## DIRECTIONS FOR THIS TASK
Strip the pictures and reproduce the rest of the listing exactly.

## MATERIAL PROVIDED
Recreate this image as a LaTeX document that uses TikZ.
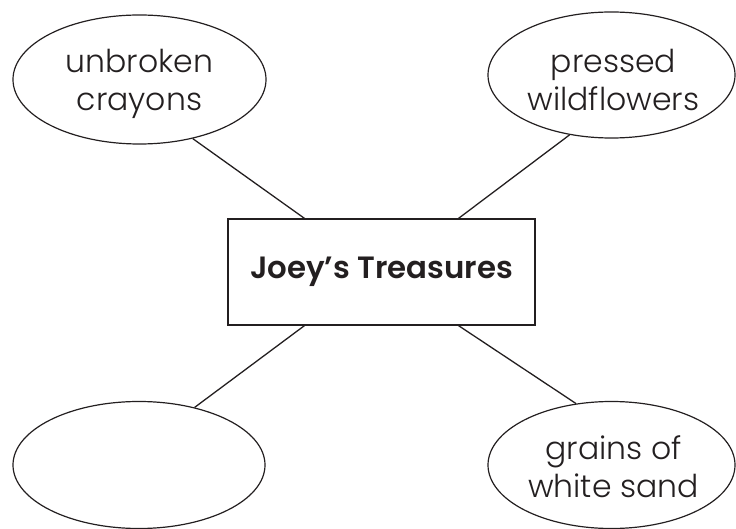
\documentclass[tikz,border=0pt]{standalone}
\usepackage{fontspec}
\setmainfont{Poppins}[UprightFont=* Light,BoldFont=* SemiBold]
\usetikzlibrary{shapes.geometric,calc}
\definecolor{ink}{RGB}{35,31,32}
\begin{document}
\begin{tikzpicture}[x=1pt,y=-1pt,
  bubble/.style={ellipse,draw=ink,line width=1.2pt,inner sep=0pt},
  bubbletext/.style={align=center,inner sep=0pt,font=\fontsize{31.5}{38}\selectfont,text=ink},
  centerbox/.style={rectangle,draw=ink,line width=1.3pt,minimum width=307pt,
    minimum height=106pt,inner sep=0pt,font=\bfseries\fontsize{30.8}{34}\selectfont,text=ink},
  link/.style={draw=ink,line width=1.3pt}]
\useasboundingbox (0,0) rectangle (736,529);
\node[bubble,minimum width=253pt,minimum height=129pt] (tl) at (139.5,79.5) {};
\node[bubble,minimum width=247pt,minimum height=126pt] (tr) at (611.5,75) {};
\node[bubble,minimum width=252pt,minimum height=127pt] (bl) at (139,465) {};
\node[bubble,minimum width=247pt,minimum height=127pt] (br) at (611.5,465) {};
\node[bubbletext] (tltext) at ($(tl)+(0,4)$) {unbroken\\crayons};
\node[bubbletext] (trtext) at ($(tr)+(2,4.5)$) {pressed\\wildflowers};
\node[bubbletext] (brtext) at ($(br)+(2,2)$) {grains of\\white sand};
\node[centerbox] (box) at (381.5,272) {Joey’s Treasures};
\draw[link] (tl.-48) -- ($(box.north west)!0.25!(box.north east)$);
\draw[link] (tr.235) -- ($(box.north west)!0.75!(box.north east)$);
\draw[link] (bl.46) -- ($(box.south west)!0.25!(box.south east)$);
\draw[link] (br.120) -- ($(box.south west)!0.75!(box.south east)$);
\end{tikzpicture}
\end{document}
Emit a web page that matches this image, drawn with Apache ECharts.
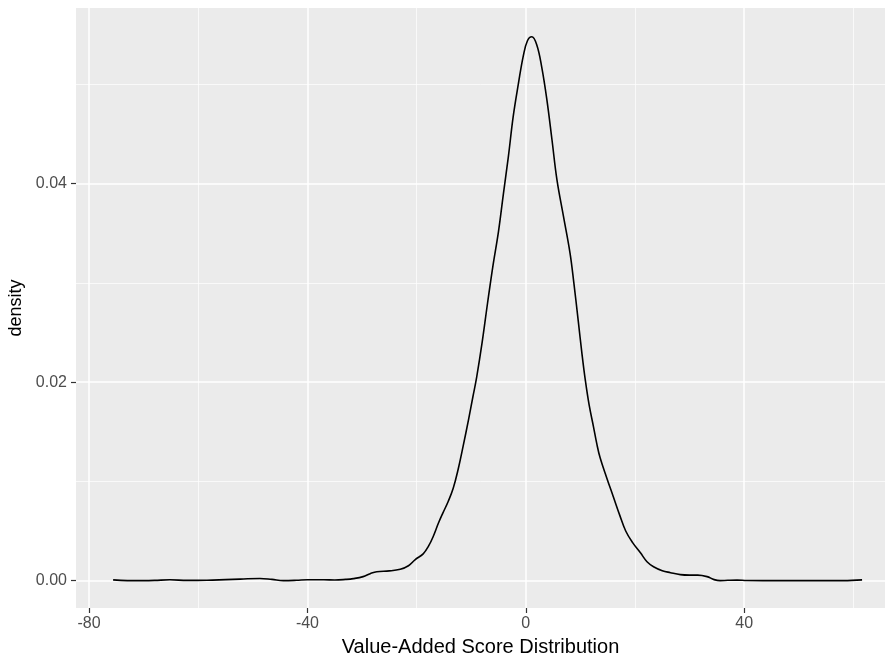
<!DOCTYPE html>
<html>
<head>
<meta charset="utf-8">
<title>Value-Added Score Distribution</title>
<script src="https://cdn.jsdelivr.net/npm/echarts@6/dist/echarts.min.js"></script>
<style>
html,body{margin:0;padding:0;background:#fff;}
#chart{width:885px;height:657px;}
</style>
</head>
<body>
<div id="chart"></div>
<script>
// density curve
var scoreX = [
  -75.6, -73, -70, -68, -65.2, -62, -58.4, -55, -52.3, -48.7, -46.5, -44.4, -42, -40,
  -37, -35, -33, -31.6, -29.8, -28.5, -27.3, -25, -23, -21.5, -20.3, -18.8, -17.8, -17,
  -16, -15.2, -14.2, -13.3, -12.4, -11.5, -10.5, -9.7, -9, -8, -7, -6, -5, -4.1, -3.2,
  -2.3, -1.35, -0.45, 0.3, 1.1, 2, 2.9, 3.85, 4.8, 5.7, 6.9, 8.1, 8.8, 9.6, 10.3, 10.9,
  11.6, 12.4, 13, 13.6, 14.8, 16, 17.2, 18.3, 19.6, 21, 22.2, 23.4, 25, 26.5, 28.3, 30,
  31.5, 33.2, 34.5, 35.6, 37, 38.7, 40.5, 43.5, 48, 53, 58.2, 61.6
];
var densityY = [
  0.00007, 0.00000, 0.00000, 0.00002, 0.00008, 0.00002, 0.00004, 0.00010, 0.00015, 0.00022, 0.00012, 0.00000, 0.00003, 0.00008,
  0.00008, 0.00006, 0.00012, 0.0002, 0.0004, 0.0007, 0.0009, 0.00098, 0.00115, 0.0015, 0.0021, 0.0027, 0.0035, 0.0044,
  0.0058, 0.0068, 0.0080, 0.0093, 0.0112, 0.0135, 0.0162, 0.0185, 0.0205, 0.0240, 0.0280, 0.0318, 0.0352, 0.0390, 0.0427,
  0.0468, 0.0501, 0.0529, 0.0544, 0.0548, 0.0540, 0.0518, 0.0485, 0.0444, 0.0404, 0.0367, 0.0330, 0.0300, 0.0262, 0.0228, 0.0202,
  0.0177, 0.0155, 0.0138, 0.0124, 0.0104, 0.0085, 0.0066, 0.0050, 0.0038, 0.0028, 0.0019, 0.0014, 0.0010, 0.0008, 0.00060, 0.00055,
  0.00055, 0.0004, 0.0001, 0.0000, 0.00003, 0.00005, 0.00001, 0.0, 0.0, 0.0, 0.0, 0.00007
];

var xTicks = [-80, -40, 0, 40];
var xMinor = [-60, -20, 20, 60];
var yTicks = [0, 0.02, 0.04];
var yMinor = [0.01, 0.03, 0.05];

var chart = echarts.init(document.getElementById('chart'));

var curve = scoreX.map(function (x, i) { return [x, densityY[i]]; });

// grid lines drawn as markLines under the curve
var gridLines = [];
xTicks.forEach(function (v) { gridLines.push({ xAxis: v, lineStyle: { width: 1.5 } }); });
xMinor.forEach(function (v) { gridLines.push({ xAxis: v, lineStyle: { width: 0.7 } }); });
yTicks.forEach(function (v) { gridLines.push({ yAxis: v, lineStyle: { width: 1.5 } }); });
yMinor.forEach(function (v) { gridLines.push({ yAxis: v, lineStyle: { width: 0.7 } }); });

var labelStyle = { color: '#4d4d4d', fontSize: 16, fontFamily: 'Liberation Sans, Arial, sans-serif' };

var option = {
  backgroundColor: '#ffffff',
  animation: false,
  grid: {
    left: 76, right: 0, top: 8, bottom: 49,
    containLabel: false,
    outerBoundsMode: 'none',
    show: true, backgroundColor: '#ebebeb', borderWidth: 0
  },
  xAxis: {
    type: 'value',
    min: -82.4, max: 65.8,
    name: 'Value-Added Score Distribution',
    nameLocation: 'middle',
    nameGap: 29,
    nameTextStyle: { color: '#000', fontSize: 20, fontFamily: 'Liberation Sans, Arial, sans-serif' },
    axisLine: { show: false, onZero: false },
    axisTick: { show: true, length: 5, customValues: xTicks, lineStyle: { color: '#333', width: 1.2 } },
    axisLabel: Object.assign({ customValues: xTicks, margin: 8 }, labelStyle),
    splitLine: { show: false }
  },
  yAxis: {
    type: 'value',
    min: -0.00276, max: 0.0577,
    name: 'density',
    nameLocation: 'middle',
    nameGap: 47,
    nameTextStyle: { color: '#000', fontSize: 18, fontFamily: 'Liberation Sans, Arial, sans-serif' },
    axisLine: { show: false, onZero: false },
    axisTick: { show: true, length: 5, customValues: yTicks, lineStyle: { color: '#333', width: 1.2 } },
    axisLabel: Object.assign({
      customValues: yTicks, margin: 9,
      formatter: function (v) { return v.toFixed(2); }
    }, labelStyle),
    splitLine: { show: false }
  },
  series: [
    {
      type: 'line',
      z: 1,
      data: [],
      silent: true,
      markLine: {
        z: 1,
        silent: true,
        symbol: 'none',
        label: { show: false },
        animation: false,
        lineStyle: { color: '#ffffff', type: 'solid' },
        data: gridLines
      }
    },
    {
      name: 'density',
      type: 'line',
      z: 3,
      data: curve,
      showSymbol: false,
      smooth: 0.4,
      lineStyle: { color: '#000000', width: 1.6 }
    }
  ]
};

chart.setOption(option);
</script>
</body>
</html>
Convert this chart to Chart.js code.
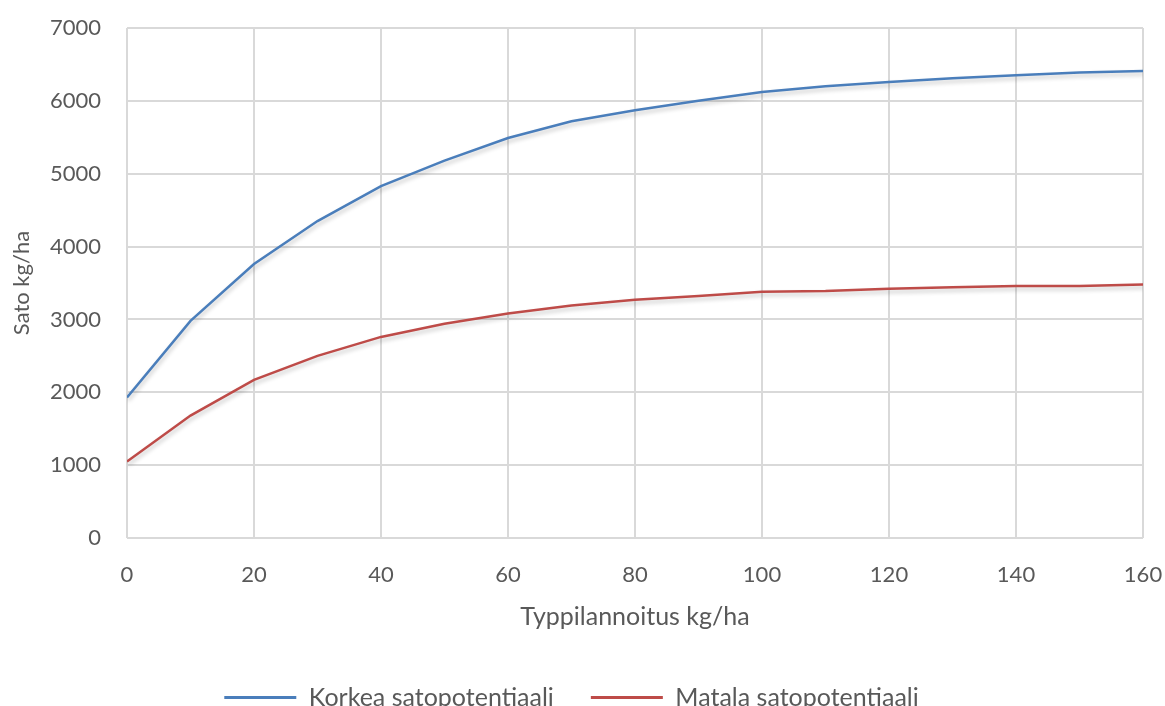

## OUTPUT OF THE EXERCISE
Recreate this image as a LaTeX document that uses TikZ.
\documentclass[tikz,border=0pt]{standalone}
\usepackage{fontspec}
\setmainfont{Poppins}[UprightFont=* Light,BoldFont=* SemiBold]
\usetikzlibrary{shapes.geometric,calc}
\definecolor{ink}{RGB}{35,31,32}
\begin{document}
\begin{tikzpicture}[x=1pt,y=-1pt,
  bubble/.style={ellipse,draw=ink,line width=1.2pt,inner sep=0pt},
  bubbletext/.style={align=center,inner sep=0pt,font=\fontsize{31.5}{38}\selectfont,text=ink},
  centerbox/.style={rectangle,draw=ink,line width=1.3pt,minimum width=307pt,
    minimum height=106pt,inner sep=0pt,font=\bfseries\fontsize{30.8}{34}\selectfont,text=ink},
  link/.style={draw=ink,line width=1.3pt}]
\useasboundingbox (0,0) rectangle (736,529);
\node[bubble,minimum width=253pt,minimum height=129pt] (tl) at (139.5,79.5) {};
\node[bubble,minimum width=247pt,minimum height=126pt] (tr) at (611.5,75) {};
\node[bubble,minimum width=252pt,minimum height=127pt] (bl) at (139,465) {};
\node[bubble,minimum width=247pt,minimum height=127pt] (br) at (611.5,465) {};
\node[bubbletext] (tltext) at ($(tl)+(0,4)$) {unbroken\\crayons};
\node[bubbletext] (trtext) at ($(tr)+(2,4.5)$) {pressed\\wildflowers};
\node[bubbletext] (brtext) at ($(br)+(2,2)$) {grains of\\white sand};
\node[centerbox] (box) at (381.5,272) {Joey’s Treasures};
\draw[link] (tl.-48) -- ($(box.north west)!0.25!(box.north east)$);
\draw[link] (tr.235) -- ($(box.north west)!0.75!(box.north east)$);
\draw[link] (bl.46) -- ($(box.south west)!0.25!(box.south east)$);
\draw[link] (br.120) -- ($(box.south west)!0.75!(box.south east)$);
\end{tikzpicture}
\end{document}
Emit a web page that matches this image, drawn with Apache ECharts.
<!DOCTYPE html>
<html>
<head>
<meta charset="utf-8">
<title>Value-Added Score Distribution</title>
<script src="https://cdn.jsdelivr.net/npm/echarts@6/dist/echarts.min.js"></script>
<style>
html,body{margin:0;padding:0;background:#fff;}
#chart{width:885px;height:657px;}
</style>
</head>
<body>
<div id="chart"></div>
<script>
// density curve
var scoreX = [
  -75.6, -73, -70, -68, -65.2, -62, -58.4, -55, -52.3, -48.7, -46.5, -44.4, -42, -40,
  -37, -35, -33, -31.6, -29.8, -28.5, -27.3, -25, -23, -21.5, -20.3, -18.8, -17.8, -17,
  -16, -15.2, -14.2, -13.3, -12.4, -11.5, -10.5, -9.7, -9, -8, -7, -6, -5, -4.1, -3.2,
  -2.3, -1.35, -0.45, 0.3, 1.1, 2, 2.9, 3.85, 4.8, 5.7, 6.9, 8.1, 8.8, 9.6, 10.3, 10.9,
  11.6, 12.4, 13, 13.6, 14.8, 16, 17.2, 18.3, 19.6, 21, 22.2, 23.4, 25, 26.5, 28.3, 30,
  31.5, 33.2, 34.5, 35.6, 37, 38.7, 40.5, 43.5, 48, 53, 58.2, 61.6
];
var densityY = [
  0.00007, 0.00000, 0.00000, 0.00002, 0.00008, 0.00002, 0.00004, 0.00010, 0.00015, 0.00022, 0.00012, 0.00000, 0.00003, 0.00008,
  0.00008, 0.00006, 0.00012, 0.0002, 0.0004, 0.0007, 0.0009, 0.00098, 0.00115, 0.0015, 0.0021, 0.0027, 0.0035, 0.0044,
  0.0058, 0.0068, 0.0080, 0.0093, 0.0112, 0.0135, 0.0162, 0.0185, 0.0205, 0.0240, 0.0280, 0.0318, 0.0352, 0.0390, 0.0427,
  0.0468, 0.0501, 0.0529, 0.0544, 0.0548, 0.0540, 0.0518, 0.0485, 0.0444, 0.0404, 0.0367, 0.0330, 0.0300, 0.0262, 0.0228, 0.0202,
  0.0177, 0.0155, 0.0138, 0.0124, 0.0104, 0.0085, 0.0066, 0.0050, 0.0038, 0.0028, 0.0019, 0.0014, 0.0010, 0.0008, 0.00060, 0.00055,
  0.00055, 0.0004, 0.0001, 0.0000, 0.00003, 0.00005, 0.00001, 0.0, 0.0, 0.0, 0.0, 0.00007
];

var xTicks = [-80, -40, 0, 40];
var xMinor = [-60, -20, 20, 60];
var yTicks = [0, 0.02, 0.04];
var yMinor = [0.01, 0.03, 0.05];

var chart = echarts.init(document.getElementById('chart'));

var curve = scoreX.map(function (x, i) { return [x, densityY[i]]; });

// grid lines drawn as markLines under the curve
var gridLines = [];
xTicks.forEach(function (v) { gridLines.push({ xAxis: v, lineStyle: { width: 1.5 } }); });
xMinor.forEach(function (v) { gridLines.push({ xAxis: v, lineStyle: { width: 0.7 } }); });
yTicks.forEach(function (v) { gridLines.push({ yAxis: v, lineStyle: { width: 1.5 } }); });
yMinor.forEach(function (v) { gridLines.push({ yAxis: v, lineStyle: { width: 0.7 } }); });

var labelStyle = { color: '#4d4d4d', fontSize: 16, fontFamily: 'Liberation Sans, Arial, sans-serif' };

var option = {
  backgroundColor: '#ffffff',
  animation: false,
  grid: {
    left: 76, right: 0, top: 8, bottom: 49,
    containLabel: false,
    outerBoundsMode: 'none',
    show: true, backgroundColor: '#ebebeb', borderWidth: 0
  },
  xAxis: {
    type: 'value',
    min: -82.4, max: 65.8,
    name: 'Value-Added Score Distribution',
    nameLocation: 'middle',
    nameGap: 29,
    nameTextStyle: { color: '#000', fontSize: 20, fontFamily: 'Liberation Sans, Arial, sans-serif' },
    axisLine: { show: false, onZero: false },
    axisTick: { show: true, length: 5, customValues: xTicks, lineStyle: { color: '#333', width: 1.2 } },
    axisLabel: Object.assign({ customValues: xTicks, margin: 8 }, labelStyle),
    splitLine: { show: false }
  },
  yAxis: {
    type: 'value',
    min: -0.00276, max: 0.0577,
    name: 'density',
    nameLocation: 'middle',
    nameGap: 47,
    nameTextStyle: { color: '#000', fontSize: 18, fontFamily: 'Liberation Sans, Arial, sans-serif' },
    axisLine: { show: false, onZero: false },
    axisTick: { show: true, length: 5, customValues: yTicks, lineStyle: { color: '#333', width: 1.2 } },
    axisLabel: Object.assign({
      customValues: yTicks, margin: 9,
      formatter: function (v) { return v.toFixed(2); }
    }, labelStyle),
    splitLine: { show: false }
  },
  series: [
    {
      type: 'line',
      z: 1,
      data: [],
      silent: true,
      markLine: {
        z: 1,
        silent: true,
        symbol: 'none',
        label: { show: false },
        animation: false,
        lineStyle: { color: '#ffffff', type: 'solid' },
        data: gridLines
      }
    },
    {
      name: 'density',
      type: 'line',
      z: 3,
      data: curve,
      showSymbol: false,
      smooth: 0.4,
      lineStyle: { color: '#000000', width: 1.6 }
    }
  ]
};

chart.setOption(option);
</script>
</body>
</html>
Convert this chart to Chart.js code.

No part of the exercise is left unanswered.